I apologize if this belies a fundamental misunderstanding of an easy concept, I'm still very much a beginner at R! Many thanks for the help.
Upvotes: 1
Views: 785
Reputation: 13
Turns out that the issue was around a mismatch of data based on the exclusions applied using the brackets. Instead of:
histogram(~ raw$Housework_Tot_Min [(raw$Housework_Tot_Min != 0) &
(raw$Housework_Tot_Min < 1000)] | raw$Gender)
It should read:
histogram(~ Housework_Tot_Min [(Housework_Tot_Min != 0) & (Housework_Tot_Min < 1000)] |
Gender [(Housework_Tot_Min != 0) & (Housework_Tot_Min < 1000)], data = raw,
main = "Time Observed Housework by Gender",
xlab = "Minutes spent",
breaks = seq(from = 0, to = 400, by = 20))
Note that the exclusions are now applied to both the housework time and gender variables, eliminating the mismatches in the data.

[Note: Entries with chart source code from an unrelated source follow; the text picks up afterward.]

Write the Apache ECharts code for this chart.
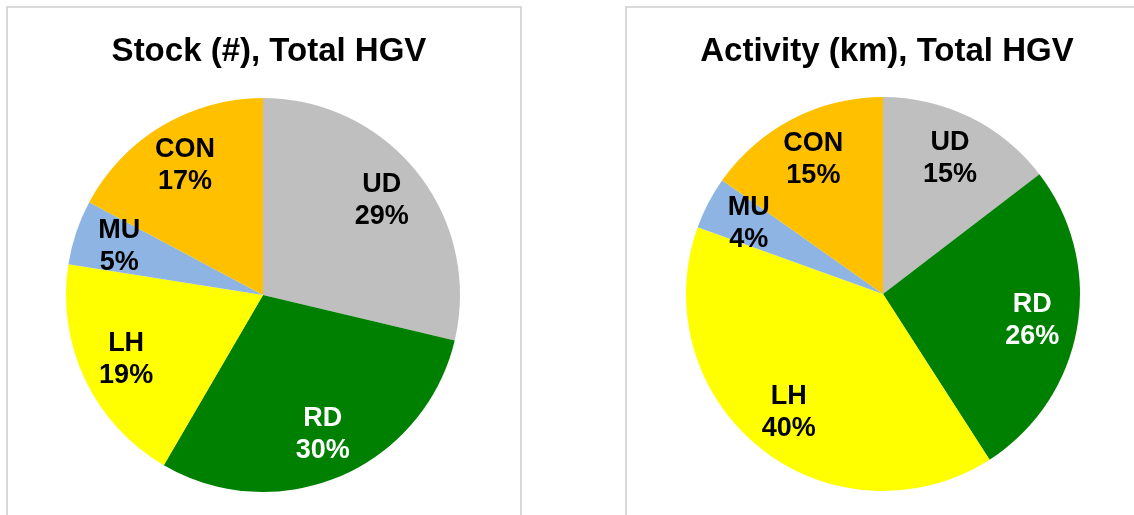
<!DOCTYPE html>
<html>
<head>
<meta charset="utf-8">
<title>HGV stock and activity</title>
<script src="https://cdn.jsdelivr.net/npm/echarts@6/dist/echarts.min.js"></script>
<style>
  html, body { margin: 0; padding: 0; background: #fff; }
  #main { width: 1134px; height: 515px; }
</style>
</head>
<body>
<div id="main"></div>
<script>
// segments, clockwise from 12 o'clock
const categories = ['UD', 'RD', 'LH', 'MU', 'CON'];
const stockShare = [28.7, 29.7, 19.1, 5.3, 17.2];      // Stock (#), %
const activityShare = [14.6, 26.3, 39.6, 4.3, 15.2];   // Activity (km), %
const sliceColors = ['#BFBFBF', '#008000', '#FFFF00', '#8DB4E2', '#FFC000'];
const labelColors = ['#000', '#fff', '#000', '#000', '#000'];

const FONT = '"Liberation Sans", Arial, sans-serif';
const R = 197;

function pieData(values, withLabel) {
  return categories.map((name, i) => ({
    name: name,
    value: values[i],
    itemStyle: { color: withLabel ? 'transparent' : sliceColors[i] },
    label: { color: labelColors[i] },
  }));
}

function pieSeries(values, center) {
  return [
    {
      type: 'pie',
      center: center,
      radius: [0, R],
      startAngle: 90,
      silent: true,
      label: { show: false },
      labelLine: { show: false },
      data: pieData(values, false),
    },
    {
      // transparent ring that only carries the labels further out
      type: 'pie',
      center: center,
      radius: [100, R],
      startAngle: 90,
      silent: true,
      percentPrecision: 0,
      label: {
        show: true,
        position: 'inside',
        formatter: '{b}\n{d}%',
        fontFamily: FONT,
        fontWeight: 'bold',
        fontSize: 27,
        lineHeight: 32,
      },
      labelLine: { show: false },
      data: pieData(values, true),
    },
  ];
}

const chart = echarts.init(document.getElementById('main'), null, { renderer: 'canvas' });

const option = {
  animation: false,
  backgroundColor: '#fff',
  title: [
    {
      text: 'Stock (#), Total HGV',
      left: 264, top: 30, textAlign: 'center',
      textStyle: { fontFamily: FONT, fontWeight: 'bold', fontSize: 33, color: '#000' },
    },
    {
      text: 'Activity (km), Total HGV',
      left: 882, top: 30, textAlign: 'center',
      textStyle: { fontFamily: FONT, fontWeight: 'bold', fontSize: 33, color: '#000' },
    },
  ],
  graphic: [
    {
      type: 'rect',
      shape: { x: 7, y: 7, width: 514, height: 520 },
      style: { fill: 'none', stroke: '#D9D9D9', lineWidth: 2 },
    },
    {
      type: 'rect',
      shape: { x: 626, y: 7, width: 520, height: 520 },
      style: { fill: 'none', stroke: '#D9D9D9', lineWidth: 2 },
    },
  ],
  series: [
    ...pieSeries(stockShare, [263, 295]),
    ...pieSeries(activityShare, [883, 294]),
  ],
};

chart.setOption(option);
</script>
</body>
</html>
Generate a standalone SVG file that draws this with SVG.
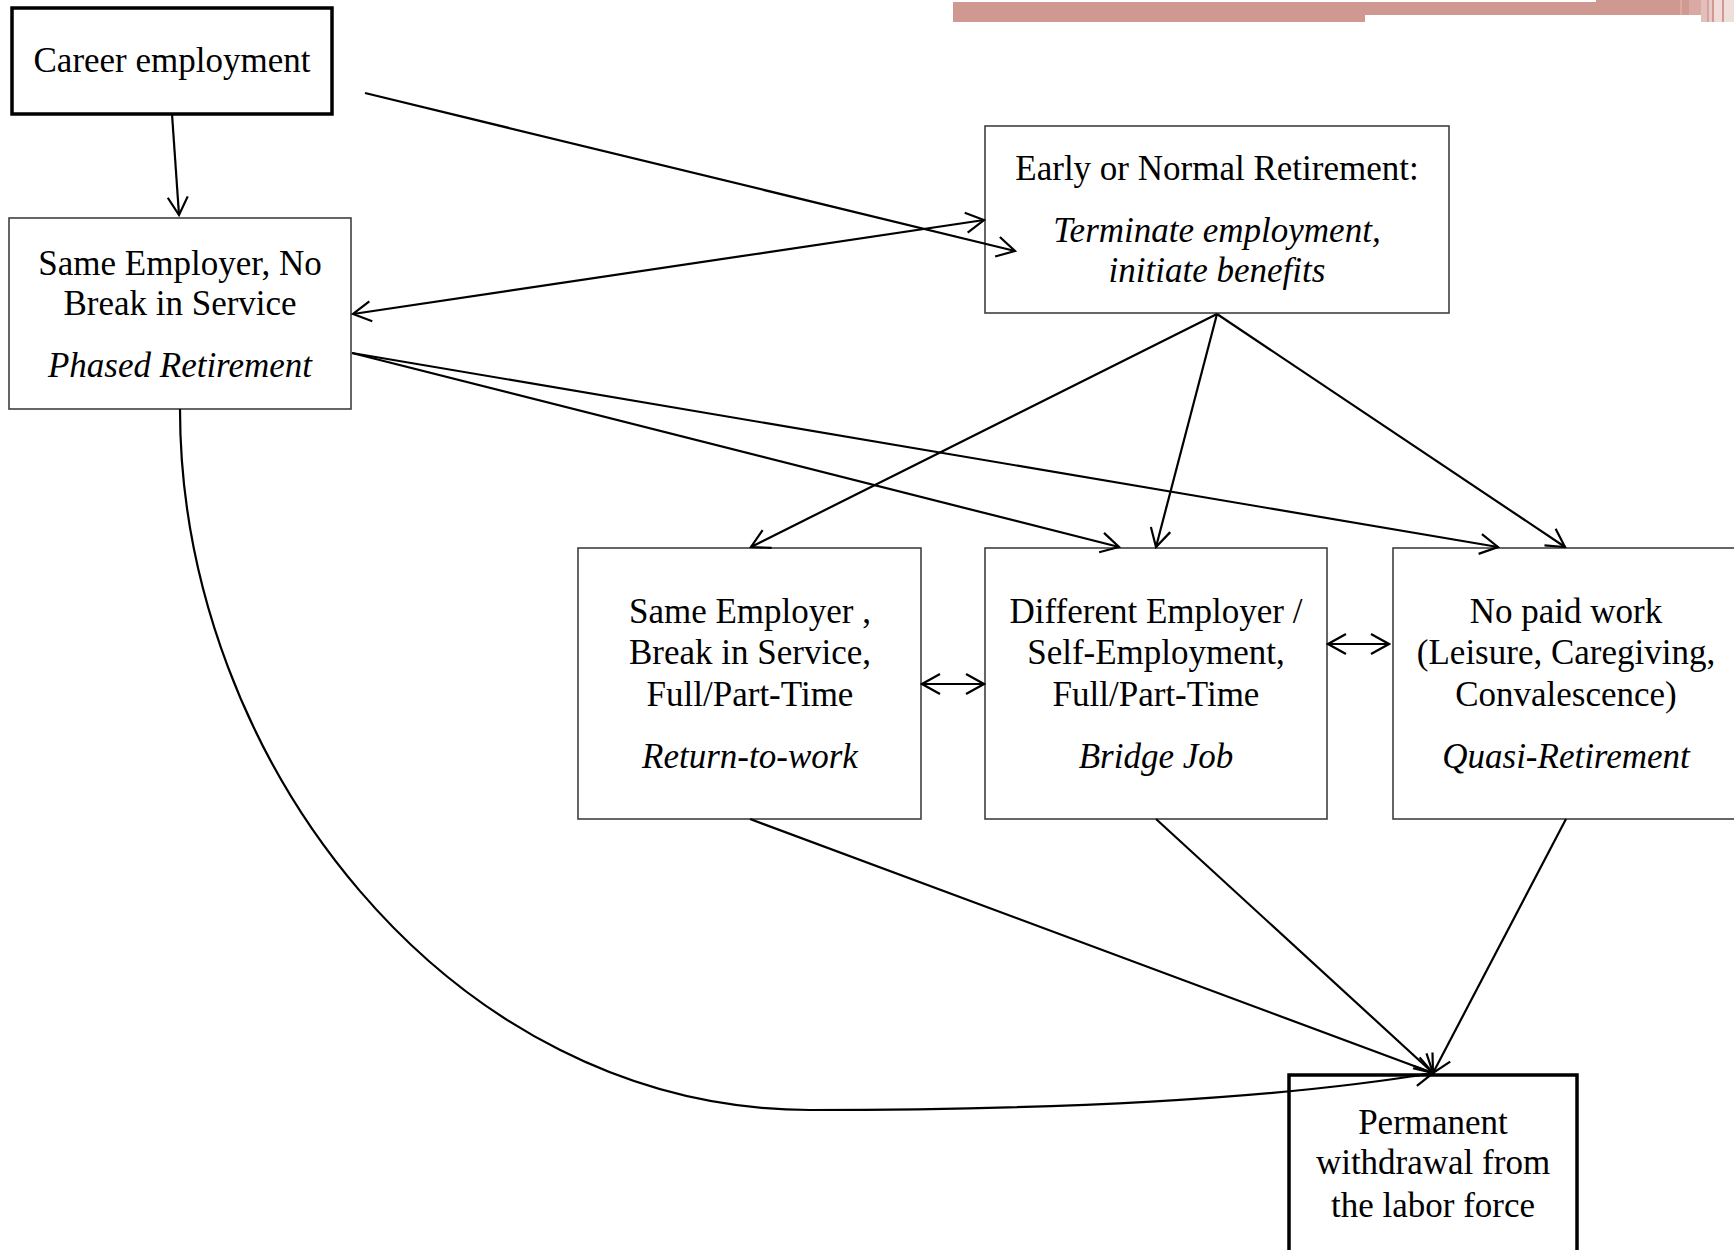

The correct plot has been pasted below. Thanks again to all for the guidance.
Upvotes: 0
Reputation: 5308
The problem is related with differing values in panel.args.common
(i.e., the arguments common to all the panel functions, see ?trellis.object
). Here is some sample code to clarify my point.
library(lattice)
## paneled plot
hist1 <- histogram( ~ Sepal.Width | Species, data = iris)
hist1$panel.args.common
# $breaks
# [1] 1.904 2.228 2.552 2.876 3.200 3.524 3.848 4.172 4.496
#
# $type
# [1] "percent"
#
# $equal.widths
# [1] TRUE
#
# $nint
# [1] 8
## single plot
hist2 <- histogram( ~ Sepal.Width, data = iris[iris$Species == "setosa", ])
hist2$panel.args.common
# $breaks
# [1] 2.216 2.540 2.864 3.188 3.512 3.836 4.160 4.484
#
# $type
# [1] "percent"
#
# $equal.widths
# [1] TRUE
#
# $nint
# [1] 7
nint
(number of histogram bins, see ?histogram
) and breaks
(breakpoints of the bins) are calculated across all target panels, and therefore vary between hist1
and hist2
. If you want these arguments to be identical so that the two plots look similar, you just have to run the following line of code after the two plots have been created.
hist2$panel.args.common <- hist1$panel.args.common
## or vice versa, depending on the number of bins and breakpoints to use
library(gridExtra)
grid.arrange(hist1, hist2, ncol = 2)
Upvotes: 2